The World of Steinberg
(4 of 8)
The artist who has had such a pervasive influence on the U.S. was born in Rumania, a fact he considers fortuitous. In 1914 it was "a corridor, a marginal place"—a palimpsest on which various neighbors and colonial powers (Russia, Hungary, Turkey) had left their traces. To this day, Steinberg confesses himself to be "culturally a born Levantine—my sort of country goes from the eastern outskirts of Milan all the way to Afghanistan."
He grew up in the Rumanian capital, Bucharest, then a city of about half a million people—the right size, neither cramped village nor crushing megalopolis. He spoke three tongues, Rumanian, French and "the secret language of my parents," Yiddish. "Childhood," he recalls, "was very strong. It stayed like a territory, like a nation. In my childhood the days were extremely long. I was high all the time without realizing it: extremely high on elementary things, like the luminosity of the day and the smell of everything — mud, earth, humidity; the delicious smells of cellars and mold; grocers' shops."
His father Moritz was a printer, bookbinder and boxmaker. The infant Saul had the run of his workshop, which was filled with embossed paper, stamps, colored cardboard, reproductions of "museum" madonnas (literally, chocolate-box art) and type blocks. These were his toys. "I had from the beginning the large wooden type used for posters; so if later I made, for instance, a drawing of a man holding up a question mark by the ball, it's not such a great invention—it was something known to me." And so letters presented themselves to Steinberg as things, and "I have always had a theory that things represent themselves. The nature of the question mark is questionable; you always wonder how come the upper part of the question mark is always passively following the ball, whereas the top half of an exclamation point is so rigid, so arrogant and egotistical."
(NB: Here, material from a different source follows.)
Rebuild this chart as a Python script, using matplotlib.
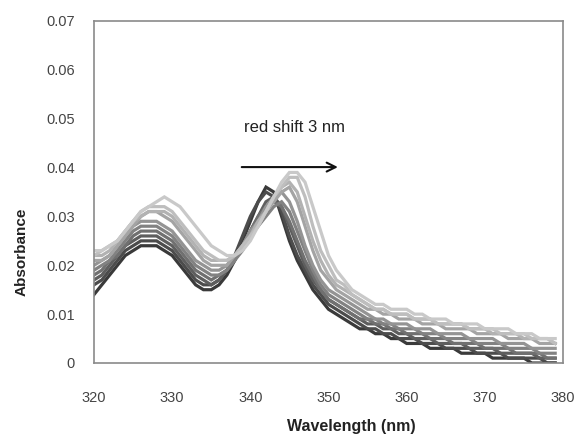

In adolescence he felt rather a misfit, as gifted children do. He went to high school in Bucharest — a school photo shows him at twelve, the liquid gray eyes and budding prow of a nose beneath a military cap — but, as Stein berg remembers it, "my education, my reassurance, my comportment came out of reading literature. I found my real world, and my real friends, in books." At ten, "much too early," he read Maxim Gorky; by twelve, he was devouring Crime and Punishment; from France, there were heavy doses of Jules Verne, Emile Zola and Anatole France, "whose boulevardier quality was amazing to me."